→ **GOAL**
Starting from the top of the material, restate each line exactly until the line that contains "local, % del", which is also copied. Pictures are excluded.

→ **DATA SHOWN**
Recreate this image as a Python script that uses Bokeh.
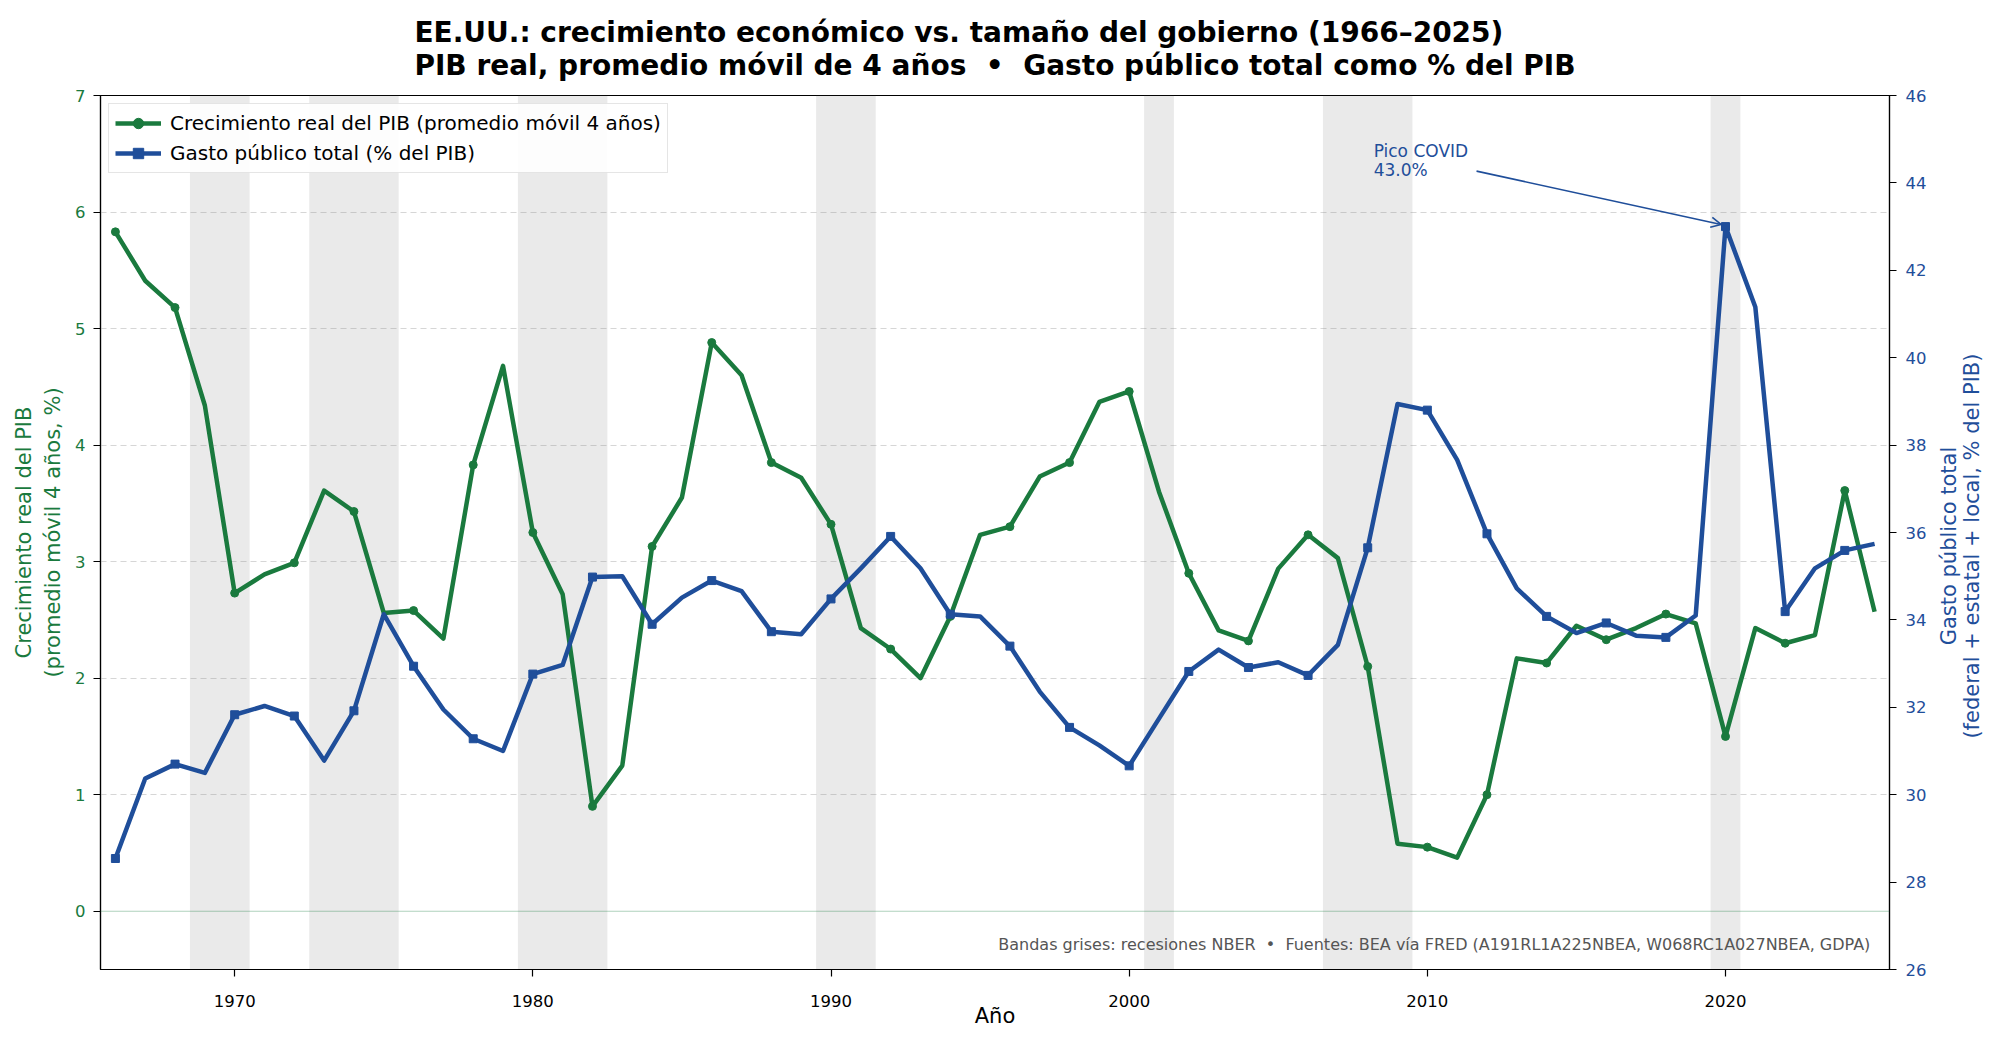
import math
import numpy as np
from bokeh.plotting import figure
from bokeh.layouts import row
from bokeh.models import (Range1d, LinearAxis, FixedTicker, Span, Label, Arrow,
                          OpenHead, Title, Legend, ColumnDataSource)
from bokeh.core.properties import value
from bokeh.embed import file_html
from bokeh.resources import INLINE

# ---------------- data ----------------
years = list(range(1966, 2026))

gdp_growth_ma4 = [
    5.83, 5.41, 5.18, 4.34, 2.73, 2.89, 2.99, 3.61, 3.43, 2.56,
    2.58, 2.34, 3.83, 4.68, 3.25, 2.72, 0.90, 1.25, 3.13, 3.55,
    4.88, 4.60, 3.85, 3.72, 3.32, 2.43, 2.25, 2.00, 2.53, 3.23,
    3.30, 3.73, 3.85, 4.37, 4.46, 3.60, 2.90, 2.41, 2.32, 2.94,
    3.23, 3.03, 2.10, 0.58, 0.55, 0.46, 1.00, 2.17, 2.13, 2.45,
    2.33, 2.43, 2.55, 2.47, 1.50, 2.43, 2.30, 2.37, 3.61, 2.57,
]

gov_spending_pct = [
    28.54, 30.37, 30.70, 30.50, 31.83, 32.03, 31.80, 30.78, 31.92, 34.13,
    32.94, 31.95, 31.28, 31.00, 32.76, 32.97, 34.98, 35.00, 33.90, 34.51,
    34.90, 34.66, 33.73, 33.67, 34.48, 35.18, 35.91, 35.18, 34.13, 34.08,
    33.40, 32.36, 31.54, 31.13, 30.66, 31.74, 32.82, 33.32, 32.91, 33.03,
    32.73, 33.43, 35.65, 38.94, 38.80, 37.66, 35.97, 34.72, 34.08, 33.70,
    33.93, 33.64, 33.60, 34.10, 43.00, 41.16, 34.19, 35.18, 35.59, 35.74,
]

recession_start = [1968.5, 1972.5, 1979.5, 1980.5, 1989.5, 2000.5, 2006.5, 2019.5]
recession_end = [1970.5, 1975.5, 1980.5, 1982.5, 1991.5, 2001.5, 2009.5, 2020.5]

left_ticks = [0, 1, 2, 3, 4, 5, 6, 7]
right_ticks = list(range(26, 47, 2))
x_ticks = [1970, 1980, 1990, 2000, 2010, 2020]

right_label_lines = ["Gasto público total", "(federal + estatal + local, % del PIB)"]

# ---------------- style ----------------
GREEN = "#1a7a3e"
BLUE = "#1f4e9a"
FONT = "DejaVu Sans"
NB = "\u00a0"
XMIN, XMAX = 1965.5, 2025.5
YMIN, YMAX = -0.5, 7.0
RMIN, RMAX = 26.0, 46.0

TOTAL_W, H = 1984, 1031
MAIN_W = 1929
BORDER_TOP, BORDER_BOTTOM = 94, 62

p = figure(width=MAIN_W, height=H, output_backend="svg", toolbar_location=None,
           x_range=Range1d(XMIN, XMAX), y_range=Range1d(YMIN, YMAX),
           min_border_left=100, min_border_right=40, min_border_top=BORDER_TOP,
           min_border_bottom=BORDER_BOTTOM, background_fill_color="white",
           border_fill_color="white")
p.extra_y_ranges = {"gasto": Range1d(RMIN, RMAX)}

p.outline_line_color = "black"
p.outline_line_width = 1.2

# two-line title
p.add_layout(Title(text="EE.UU.: crecimiento económico vs. tamaño del gobierno (1966–2025)\n"
                        f"PIB real, promedio móvil de 4 años{NB}{NB}•{NB}{NB}Gasto público total como % del PIB",
                   align="center", text_font=FONT, text_font_size="28px",
                   text_font_style="bold", text_color="black", standoff=27,
                   text_line_height=1.0), "above")

# recession bands
src_rec = ColumnDataSource(dict(left=recession_start, right=recession_end))
p.quad(left="left", right="right", bottom=YMIN, top=YMAX, source=src_rec,
       fill_color="#808080", fill_alpha=0.17, line_color=None)

# zero line
p.add_layout(Span(location=0, dimension="width", line_color=GREEN,
                  line_alpha=0.35, line_width=1.2))

# grid
p.xgrid.grid_line_color = None
p.ygrid.ticker = FixedTicker(ticks=left_ticks[1:])
p.ygrid.grid_line_color = "#cccccc"
p.ygrid.grid_line_alpha = 0.8
p.ygrid.grid_line_dash = "6 4"
p.ygrid.grid_line_width = 1

# series
yrs = np.array(years)
g = np.array(gdp_growth_ma4)
s = np.array(gov_spending_pct)

r_gl = p.line(yrs, g, line_color=GREEN, line_width=4.5, line_join="round")
r_gm = p.scatter(yrs[::2], g[::2], marker="circle", size=8, fill_color=GREEN,
                 line_color=GREEN)
r_sl = p.line(yrs, s, line_color=BLUE, line_width=4.5, line_join="round",
              y_range_name="gasto")
r_sm = p.scatter(yrs[::2], s[::2], marker="square", size=8, fill_color=BLUE,
                 line_color=BLUE, y_range_name="gasto")

# axes
xa = p.xaxis[0]
xa.ticker = FixedTicker(ticks=x_ticks)
xa.axis_label = "Año"
ya = p.yaxis[0]
ya.ticker = FixedTicker(ticks=left_ticks)
ya.axis_label = "Crecimiento real del PIB\n(promedio móvil 4 años, %)"
ra = LinearAxis(y_range_name="gasto", ticker=FixedTicker(ticks=right_ticks))
p.add_layout(ra, "right")

for ax, col in ((xa, "black"), (ya, GREEN), (ra, BLUE)):
    ax.major_label_text_font = FONT
    ax.major_label_text_font_size = "16.5px"
    ax.major_label_text_color = col
    ax.axis_label_text_font = FONT
    ax.axis_label_text_font_size = "21px"
    ax.axis_label_text_font_style = "normal"
    ax.axis_label_text_color = col
    ax.axis_line_color = "black"
    ax.axis_line_width = 1.2
    ax.major_tick_line_color = "black"
    ax.major_tick_line_width = 1.2
    ax.major_tick_out = 7
    ax.major_tick_in = 0
    ax.minor_tick_line_color = None
    ax.major_label_standoff = 8
    ax.axis_label_standoff = 7

xa.major_label_standoff = 18
xa.axis_label_standoff = -6
xa.major_label_text_line_height = 1.0
xa.axis_label_text_line_height = 1.0
ra.major_label_standoff = 9

# legend
legend = Legend(items=[("Crecimiento real del PIB (promedio móvil 4 años)", [r_gl, r_gm]),
                       ("Gasto público total (% del PIB)", [r_sl, r_sm])],
                location="top_left", margin=8, padding=6, spacing=4,
                label_text_font=FONT, label_text_font_size="20px",
                label_text_color="black",
                label_standoff=9, glyph_width=46, glyph_height=26,
                label_height=26, border_line_color="#cccccc",
                border_line_width=1.2, background_fill_alpha=0.9)
p.add_layout(legend, "center")

# annotation for peak
ipk = int(np.argmax(s))
pk_year, pk_val = years[ipk], gov_spending_pct[ipk]
p.add_layout(Label(x=pk_year - 11.8, y=pk_val + 1.95, y_range_name="gasto",
                   text="Pico COVID", text_font=FONT, text_font_size="17px",
                   text_color=BLUE, text_baseline="top"))
p.add_layout(Label(x=pk_year - 11.8, y=pk_val + 1.95 - 0.43, y_range_name="gasto",
                   text=f"{pk_val:.1f}%", text_font=FONT, text_font_size="17px",
                   text_color=BLUE, text_baseline="top"))
p.add_layout(Arrow(end=OpenHead(size=10, line_color=BLUE, line_width=1.6),
                   x_start=pk_year - 8.35, y_start=pk_val + 1.27,
                   x_end=pk_year - 0.15, y_end=pk_val + 0.05,
                   y_range_name="gasto", line_color=BLUE, line_width=1.6))

# footnote
p.add_layout(Label(x=XMAX - 0.0107 * (XMAX - XMIN), y=YMIN + 0.0285 * (YMAX - YMIN),
                   text=f"Bandas grises: recesiones NBER{NB}{NB}•{NB}{NB}Fuentes: BEA vía FRED "
                        "(A191RL1A225NBEA, W068RC1A027NBEA, GDPA)",
                   text_font=FONT, text_font_size="16px", text_color="#555555",
                   text_align="right", text_baseline="middle"))

# ---- right axis title panel (rotated text, reading bottom-to-top) ----
SIDE_W = TOTAL_W - MAIN_W
p2 = figure(width=SIDE_W, height=H, output_backend="svg", toolbar_location=None,
            x_range=Range1d(0, SIDE_W), y_range=Range1d(0, H),
            x_axis_location=None, y_axis_location=None, min_border=0,
            outline_line_color=None, background_fill_color="white",
            border_fill_color="white")
p2.xgrid.visible = False
p2.ygrid.visible = False
frame_mid = H - (BORDER_TOP + (H - BORDER_TOP - BORDER_BOTTOM) / 2)
p2.text(x=[19, 42], y=[frame_mid, frame_mid], text=right_label_lines,
        angle=math.pi / 2, text_font=value(FONT), text_font_size="21px",
        text_color=BLUE, text_align="center", text_baseline="middle")

layout = row(p, p2)
open("out.html", "w").write(file_html(layout, INLINE))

→ **REPLY**
Recreate this image as a Python script that uses Bokeh.
import math
import numpy as np
from bokeh.plotting import figure
from bokeh.layouts import row
from bokeh.models import (Range1d, LinearAxis, FixedTicker, Span, Label, Arrow,
                          OpenHead, Title, Legend, ColumnDataSource)
from bokeh.core.properties import value
from bokeh.embed import file_html
from bokeh.resources import INLINE

# ---------------- data ----------------
years = list(range(1966, 2026))

gdp_growth_ma4 = [
    5.83, 5.41, 5.18, 4.34, 2.73, 2.89, 2.99, 3.61, 3.43, 2.56,
    2.58, 2.34, 3.83, 4.68, 3.25, 2.72, 0.90, 1.25, 3.13, 3.55,
    4.88, 4.60, 3.85, 3.72, 3.32, 2.43, 2.25, 2.00, 2.53, 3.23,
    3.30, 3.73, 3.85, 4.37, 4.46, 3.60, 2.90, 2.41, 2.32, 2.94,
    3.23, 3.03, 2.10, 0.58, 0.55, 0.46, 1.00, 2.17, 2.13, 2.45,
    2.33, 2.43, 2.55, 2.47, 1.50, 2.43, 2.30, 2.37, 3.61, 2.57,
]

gov_spending_pct = [
    28.54, 30.37, 30.70, 30.50, 31.83, 32.03, 31.80, 30.78, 31.92, 34.13,
    32.94, 31.95, 31.28, 31.00, 32.76, 32.97, 34.98, 35.00, 33.90, 34.51,
    34.90, 34.66, 33.73, 33.67, 34.48, 35.18, 35.91, 35.18, 34.13, 34.08,
    33.40, 32.36, 31.54, 31.13, 30.66, 31.74, 32.82, 33.32, 32.91, 33.03,
    32.73, 33.43, 35.65, 38.94, 38.80, 37.66, 35.97, 34.72, 34.08, 33.70,
    33.93, 33.64, 33.60, 34.10, 43.00, 41.16, 34.19, 35.18, 35.59, 35.74,
]

recession_start = [1968.5, 1972.5, 1979.5, 1980.5, 1989.5, 2000.5, 2006.5, 2019.5]
recession_end = [1970.5, 1975.5, 1980.5, 1982.5, 1991.5, 2001.5, 2009.5, 2020.5]

left_ticks = [0, 1, 2, 3, 4, 5, 6, 7]
right_ticks = list(range(26, 47, 2))
x_ticks = [1970, 1980, 1990, 2000, 2010, 2020]

right_label_lines = ["Gasto público total", "(federal + estatal + local, % del PIB)"]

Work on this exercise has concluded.